1989 – 1993

Global Volunteers’ experienced and committed Board of Directors set out to demonstrate how true “people-to-people” initiatives in micro- economic and human development can succeed through a private, apolitical, nonsectarian organization. We chose our host partners thoughtfully, and prepared our volunteers carefully. We requested projects that could be directed by local leaders, evaluated frequently, and sustained over the long term. Meanwhile, media coverage and personal referrals helped to broaden our outreach, and encourage mainstream acceptance of international volunteer service. Since it would be fully one decade before the term “volunteer vacation” was coined, in 1984, the idea of volunteering on vacation was still considered a “fringe” concept. By 1989, however, the curiosity of cultural adventurers and the rise of the internet led more and more volunteers to our service programs. This growing synergy enabled us to extend our service opportunities into Indonesia, Poland, at home in the U.S.A., and laid the foundation for rapid expansion the following four years. Additionally, Global Volunteers proposed “service opportunities” to Elderhostel, and became the internationally renowned organization’s first volunteer partner. “Elderhostelers” joined Global Volunteer’s Indonesia service programs first in 1993, and later added Poland, China, Italy and Greece to their itineraries.

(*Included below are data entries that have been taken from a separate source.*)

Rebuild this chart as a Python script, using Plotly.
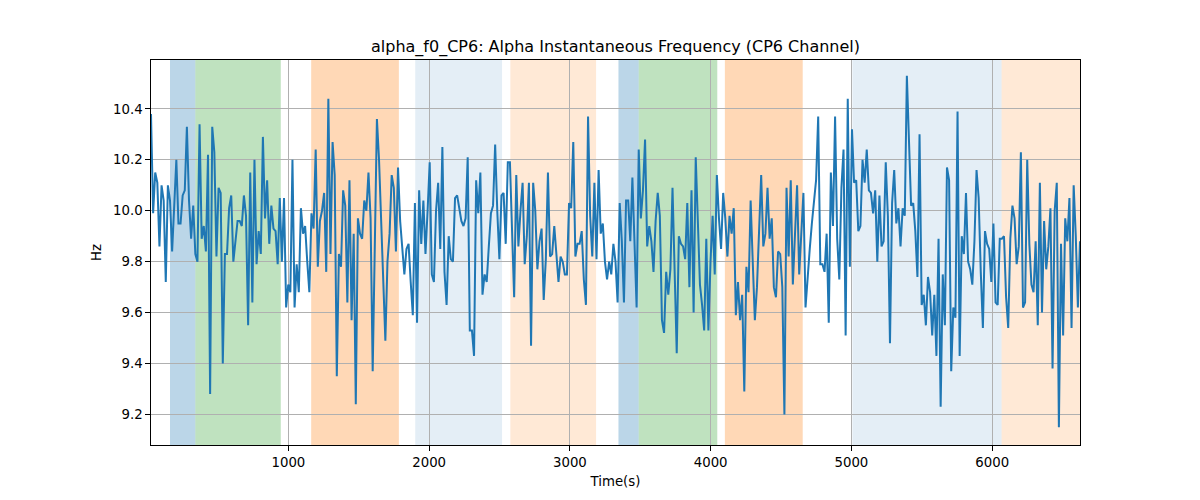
import numpy as np
import plotly.graph_objects as go

# ---- data ----
t_start = 24.0      # first sample time (s)
t_step = 15.0       # sampling step (s)

hz_values = [
    # 160 - 1000 s
    10.38, 9.99, 10.15, 10.11, 9.86, 10.10, 10.04, 9.72, 10.10, 10.04,
    9.84, 10.02, 10.20, 9.95, 9.95, 10.06, 10.08, 10.33, 10.04, 9.89,
    10.02, 9.83, 9.80, 10.34, 9.89, 9.94, 9.84, 10.22, 9.28, 10.33,
    10.23, 9.82, 10.09, 10.07, 9.40, 9.83, 9.83, 10.01, 10.06, 9.80,
    9.88, 9.96, 9.96, 9.94, 10.06, 9.98, 9.55, 10.15, 9.64, 10.20,
    9.79, 9.92, 9.83, 10.29, 9.97, 10.12, 9.87,
    # ~ 860 - 1680 s
    10.02, 9.93, 9.92, 9.79, 10.05, 9.80, 10.05, 9.62, 9.71, 9.68,
    10.20, 9.62, 9.79, 9.68, 10.01, 9.91, 9.94, 9.80, 9.68, 9.99,
    9.93, 10.24, 9.78, 9.96, 10.00, 10.07, 9.76, 10.44, 9.83, 10.27,
    10.14, 9.35, 9.83, 9.78, 10.08, 10.02, 9.64, 10.12, 9.57, 9.91,
    9.24, 9.97, 9.91, 9.89, 10.04, 10.00, 10.15, 9.97, 9.37, 9.86,
    10.36, 10.20, 9.95, 9.70,
    # ~ 1690 - 2490 s
    9.49, 9.80, 9.91, 10.14, 10.09, 9.84, 10.17, 9.96, 9.84, 9.75,
    9.85, 9.87, 9.72, 9.59, 10.03, 9.56, 10.08, 9.87, 10.04, 9.83,
    10.00, 10.19, 9.75, 9.72, 10.00, 10.11, 9.85, 10.25, 9.76, 9.63,
    9.90, 9.81, 9.80, 10.05, 10.06, 10.00, 9.96, 9.94, 9.97, 10.21,
    9.53, 9.53, 9.43, 10.12, 9.99, 10.15, 9.67, 9.75, 9.72, 9.86,
    9.99, 10.02, 10.26,
    # ~ 2500 - 3330 s
    10.00, 9.81, 10.06, 10.07, 9.87, 10.19, 10.19, 9.89, 9.66, 10.14,
    9.86, 10.00, 10.11, 9.79, 9.90, 10.11, 9.47, 10.11, 10.00, 9.77,
    9.88, 9.93, 9.65, 9.81, 10.15, 9.82, 9.83, 9.94, 9.84, 9.72,
    9.82, 9.80, 9.75, 9.75, 10.03, 10.01, 10.27, 9.82, 9.87, 9.87,
    9.92, 9.73, 9.63, 10.37, 9.98, 9.82, 10.11, 9.81, 10.16, 9.91,
    9.95, 9.80, 9.73, 9.80, 9.75, 9.87,
    # ~ 3340 - 4140 s
    9.80, 9.64, 10.03, 9.88, 9.64, 10.04, 10.04, 9.88, 10.13, 9.89,
    9.62, 10.24, 9.97, 10.08, 10.28, 9.86, 9.94, 9.88, 9.76, 9.96,
    10.07, 9.98, 9.57, 9.52, 9.76, 9.67, 9.77, 10.09, 9.73, 9.44,
    9.90, 9.87, 9.86, 9.81, 10.03, 9.70, 10.08, 9.60, 10.21, 9.93,
    9.71, 9.63, 9.53, 9.89, 9.53, 9.80, 9.98, 9.75, 10.14, 9.97,
    9.85, 10.07, 9.97, 9.82,
    # ~ 4150 - 4960 s
    9.98, 9.91, 10.01, 9.59, 9.72, 9.57, 9.67, 9.29, 9.78, 9.68,
    10.04, 9.80, 9.57, 9.70, 9.94, 10.14, 9.86, 9.91, 10.09, 9.89,
    9.97, 9.70, 9.66, 9.84, 9.83, 9.70, 9.20, 10.09, 9.82, 10.12,
    9.71, 9.91, 10.10, 9.75, 9.91, 10.07, 9.62, 9.75, 9.85, 9.95,
    10.05, 10.12, 10.37, 9.79, 9.79, 9.76, 9.91, 9.56, 10.15, 9.94,
    10.37, 9.89, 9.73, 10.09, 10.24,
    # ~ 4970 - 5770 s
    9.51, 10.44, 9.78, 10.32, 10.11, 10.12, 9.92, 9.94, 10.20, 10.11,
    10.24, 10.08, 10.07, 9.99, 10.08, 9.80, 10.06, 9.86, 9.88, 10.19,
    9.98, 9.48, 10.03, 10.16, 9.95, 10.01, 9.86, 10.01, 9.98, 10.53,
    10.27, 10.02, 10.03, 9.92, 9.74, 10.30, 9.63, 9.67, 9.55, 9.74,
    9.68, 9.51, 9.67, 9.43, 9.89, 9.23, 9.75, 9.55, 10.17, 10.12,
    9.37, 9.62, 9.58, 10.39,
    # ~ 5780 - 6630 s
    9.43, 9.90, 9.83, 10.07, 9.80, 9.77, 9.71, 9.88, 10.16, 10.05,
    9.76, 9.54, 9.92, 9.87, 9.85, 9.72, 9.95, 9.64, 9.63, 9.89,
    9.89, 9.90, 9.66, 9.54, 9.89, 10.02, 9.97, 9.79, 9.86, 10.23,
    9.62, 9.64, 10.20, 9.87, 9.71, 9.68, 9.88, 9.55, 10.11, 9.60,
    9.96, 9.77, 9.86, 10.01, 9.38, 10.00, 10.11, 9.15, 9.87, 9.51,
    9.97, 9.88, 10.05, 9.54, 10.10, 9.90, 9.62, 9.88,
]

times = t_start + t_step * np.arange(len(hz_values))

# shaded intervals: (start, end, color, opacity)
span_starts = [159, 339, 1162, 1901, 2577, 3345, 3489, 4101, 5007, 6067]
span_ends = [339, 946, 1785, 2518, 3186, 3489, 4047, 4654, 6067, 6640]
span_colors = ["#1f77b4", "#2ca02c", "#ff7f0e", "#1f77b4", "#ff7f0e",
               "#1f77b4", "#2ca02c", "#ff7f0e", "#1f77b4", "#ff7f0e"]
span_alphas = [0.3, 0.3, 0.3, 0.12, 0.17, 0.3, 0.3, 0.3, 0.12, 0.17]

x_ticks = [1000, 2000, 3000, 4000, 5000, 6000]
y_ticks = [9.2, 9.4, 9.6, 9.8, 10.0, 10.2, 10.4]

# ---- figure ----
fig = go.Figure()
fig.add_trace(go.Scatter(
    x=times, y=hz_values, mode="lines",
    line=dict(color="#1f77b4", width=2),
    showlegend=False, hoverinfo="x+y",
))

shapes = []
for s, e, c, a in zip(span_starts, span_ends, span_colors, span_alphas):
    shapes.append(dict(
        type="rect", xref="x", yref="paper", x0=s, x1=e, y0=0, y1=1,
        fillcolor=c, opacity=a, line=dict(width=0), layer="below",
    ))

font_family = "DejaVu Sans, sans-serif"
fig.update_layout(
    width=1200, height=500,
    margin=dict(l=151, r=120, t=60, b=55),
    paper_bgcolor="white", plot_bgcolor="white",
    shapes=shapes,
    font=dict(family=font_family, size=13.3, color="black"),
    title=dict(
        text="alpha_f0_CP6: Alpha Instantaneous Frequency (CP6 Channel)",
        x=0.5, xref="paper", xanchor="center",
        y=1 - 46 / 500, yref="container", yanchor="middle",
        font=dict(family=font_family, size=16, color="black"),
    ),
    xaxis=dict(
        range=[float(times[0]), float(times[-1])],
        tickvals=x_ticks, ticktext=[str(v) for v in x_ticks],
        showgrid=True, gridcolor="#b0b0b0", gridwidth=0.8,
        zeroline=False, showline=True, linecolor="black", linewidth=1,
        mirror=True, ticks="outside", ticklen=4.7, tickwidth=0.8,
        tickcolor="black", automargin=False,
        title=dict(text="Time(s)", standoff=8,
                   font=dict(family=font_family, size=13.3)),
    ),
    yaxis=dict(
        range=[9.08, 10.592],
        tickvals=y_ticks, ticktext=[f"{v:.1f}" for v in y_ticks],
        showgrid=True, gridcolor="#b0b0b0", gridwidth=0.8,
        zeroline=False, showline=True, linecolor="black", linewidth=1,
        mirror=True, ticks="outside", ticklen=4.7, tickwidth=0.8,
        tickcolor="black", automargin=False,
        title=dict(text="Hz", standoff=8,
                   font=dict(family=font_family, size=13.3)),
    ),
)

fig.write_html("out.html", config={"displayModeBar": False},
               post_script="document.body.style.margin='0px';")
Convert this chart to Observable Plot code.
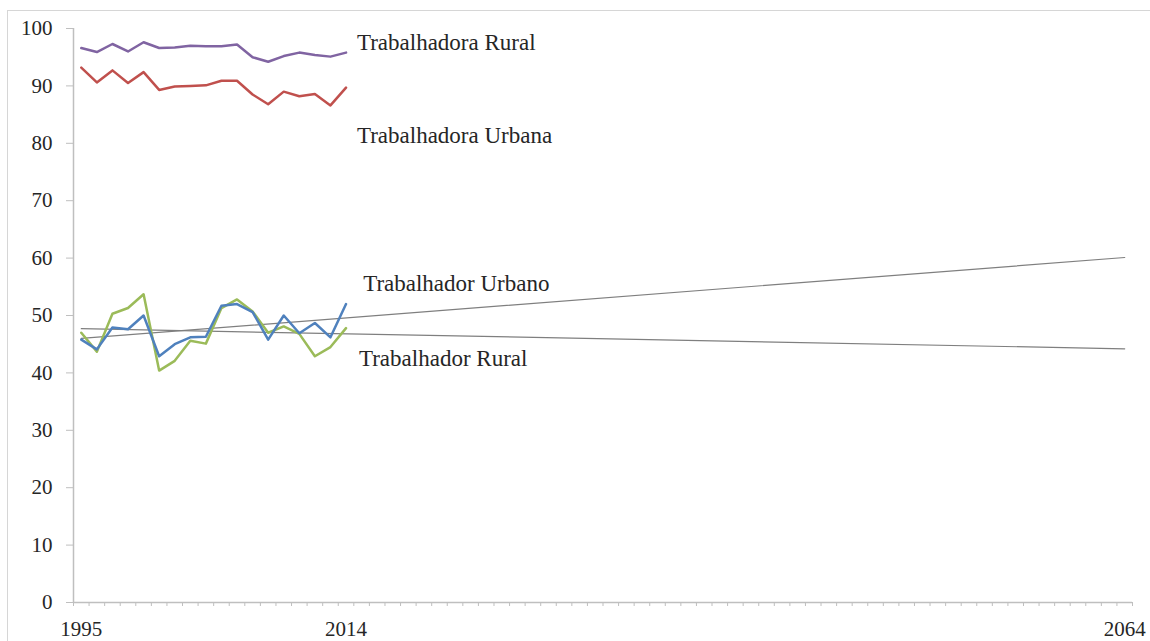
<!DOCTYPE html>
<html>
<head>
<meta charset="utf-8">
<script src="https://cdn.jsdelivr.net/npm/d3@7"></script>
<script src="https://cdn.jsdelivr.net/npm/@observablehq/plot@0.6"></script>
<style>
  html, body { margin: 0; padding: 0; background: #fff; width: 1150px; height: 641px; overflow: hidden; }
  #wrap { position: relative; width: 1150px; height: 641px; }
  #frame { position: absolute; left: 7px; top: 10px; width: 1150px; height: 641px;
           border-top: 1.5px solid #d6d6d6; border-left: 1.5px solid #d6d6d6; pointer-events: none; }
  #chart { position: absolute; left: 0; top: 0; }
</style>
</head>
<body>
<div id="wrap"><div id="chart"></div><div id="frame"></div></div>
<script>
// Survey years (PNAD, no survey in 2000 and 2010)
const surveyYears = [1995, 1996, 1997, 1998, 1999, 2001, 2002, 2003, 2004, 2005, 2006, 2007, 2008, 2009, 2011, 2012, 2013, 2014];
const projectionEnd = 2064;

// Series values (%)
const trabalhadoraRural  = [96.6, 95.9, 97.3, 96.0, 97.6, 96.6, 96.7, 97.0, 96.9, 96.9, 97.2, 95.0, 94.2, 95.2, 95.8, 95.4, 95.1, 95.8];
const trabalhadoraUrbana = [93.2, 90.6, 92.7, 90.5, 92.4, 89.3, 89.9, 90.0, 90.1, 90.9, 90.9, 88.5, 86.8, 89.0, 88.2, 88.6, 86.6, 89.7];
const trabalhadorUrbano  = [45.8, 44.1, 47.9, 47.6, 50.0, 42.9, 45.0, 46.2, 46.3, 51.7, 52.0, 50.6, 45.8, 50.0, 46.9, 48.7, 46.2, 52.0];
const trabalhadorRural   = [47.0, 43.7, 50.3, 51.3, 53.7, 40.4, 42.1, 45.6, 45.1, 51.3, 52.8, 50.7, 47.0, 48.1, 46.8, 42.9, 44.5, 47.8];

// Trend lines (start 1995, end 2064)
const trendYears   = [1995, 2064];
const trendUrbano  = [46.0, 60.1];
const trendRural   = [47.7, 44.2];

// Axis
const yTicks = [0, 10, 20, 30, 40, 50, 60, 70, 80, 90, 100];
const xTickLabels = [1995, 2014, 2064];

// Annotations
const labels = [
  {text: "Trabalhadora Rural",  year: 2014.70, value: 97.6},
  {text: "Trabalhadora Urbana", year: 2014.70, value: 81.4},
  {text: "Trabalhador Urbano",  year: 2015.10, value: 55.6},
  {text: "Trabalhador Rural",   year: 2014.83, value: 42.5}
];

// category index for a year (survey years, then yearly projection)
const lastSurvey = surveyYears[surveyYears.length - 1];
const idx = y => {
  const i = surveyYears.indexOf(y);
  if (i >= 0) return i;
  return surveyYears.length - 1 + (y - lastSurvey);
};
const nCat = idx(projectionEnd) + 1;

const toRows = (arr) => arr.map((v, i) => ({x: i, y: v}));
const trendRows = (arr) => arr.map((v, i) => ({x: idx(trendYears[i]), y: v}));

const boundaries = d3.range(nCat + 1).map(i => i - 0.5);

const font = "'Liberation Serif', 'DejaVu Serif', serif";
const axisGray = "#bfbfbf";

const chart = Plot.plot({
  width: 1150,
  height: 641,
  marginLeft: 73,
  marginRight: 18,
  marginTop: 28,
  marginBottom: 39,
  style: {fontFamily: font, fontSize: "21px", background: "transparent", color: "#262626"},
  x: {type: "linear", domain: [-0.5, nCat - 0.5]},
  y: {domain: [0, 100]},
  marks: [
    Plot.ruleX([-0.5], {y1: 0, y2: 100, stroke: axisGray, strokeWidth: 1.5}),
    Plot.ruleY([0], {x1: -0.5, x2: nCat - 0.5, stroke: axisGray, strokeWidth: 1.5}),
    Plot.axisY({ticks: yTicks, tickSize: 7, tickPadding: 14, stroke: axisGray, fill: "#262626", label: null, fontSize: 21}),
    Plot.axisX({ticks: boundaries, tickSize: 4, tickFormat: () => "", stroke: axisGray, label: null}),
    Plot.axisX({ticks: xTickLabels.map(idx), tickSize: 0, tickPadding: 19, tickFormat: i => String(xTickLabels[xTickLabels.map(idx).indexOf(i)]), fill: "#262626", label: null, fontSize: 21}),
    Plot.line(trendRows(trendUrbano), {x: "x", y: "y", stroke: "#7f7f7f", strokeWidth: 1.2}),
    Plot.line(trendRows(trendRural), {x: "x", y: "y", stroke: "#7f7f7f", strokeWidth: 1.2}),
    Plot.line(toRows(trabalhadoraRural), {x: "x", y: "y", stroke: "#8064A2", strokeWidth: 2.5}),
    Plot.line(toRows(trabalhadoraUrbana), {x: "x", y: "y", stroke: "#C0504D", strokeWidth: 2.5}),
    Plot.line(toRows(trabalhadorRural), {x: "x", y: "y", stroke: "#9BBB59", strokeWidth: 2.5}),
    Plot.line(toRows(trabalhadorUrbano), {x: "x", y: "y", stroke: "#4F81BD", strokeWidth: 2.5}),
    Plot.text(labels, {x: d => idx(lastSurvey) + (d.year - lastSurvey), y: "value", text: "text", textAnchor: "start", fontSize: 23, fill: "#262626"})
  ]
});
document.getElementById("chart").appendChild(chart);
</script>
</body>
</html>
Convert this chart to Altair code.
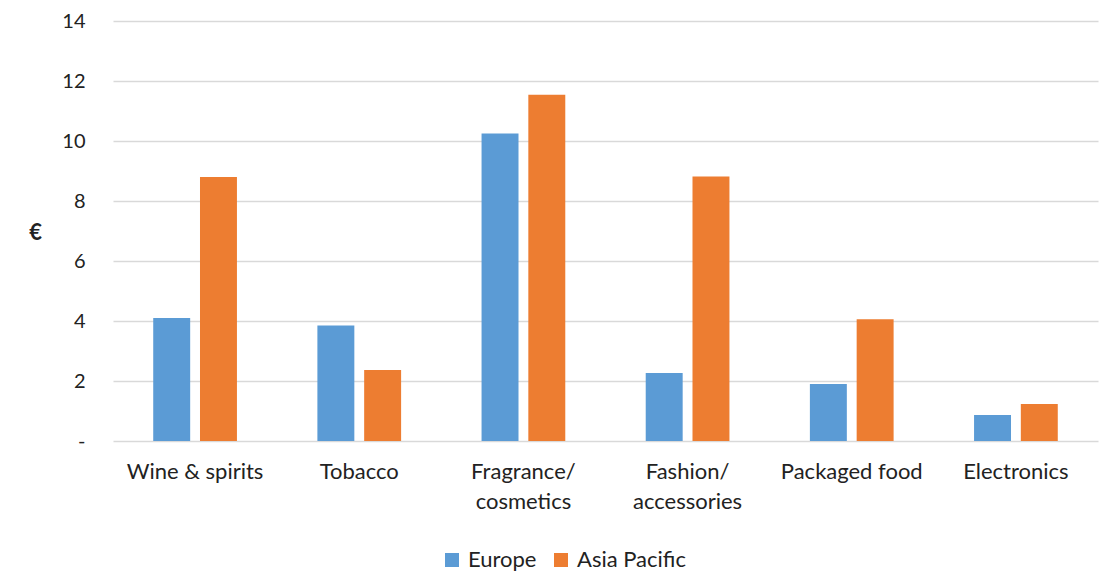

Our Philosophy of Service defined short-term volunteer service programs from the start, and guided our evolving development efforts throughout the first five years. By fully honoring local people’s wisdom and vision for self-determination, our early work in Jamaica, Guatemala, Tanzania and Mexico led to greater understanding of and appreciation for the potential of cross-cultural partnerships, as well as the intricacies of international assistance. As we continued to invest in host communities’ long-range development projects, we strengthened our response to local needs as they arose…moving from strictly labor and infrastructure projects to teaching English conversational skills and childcare.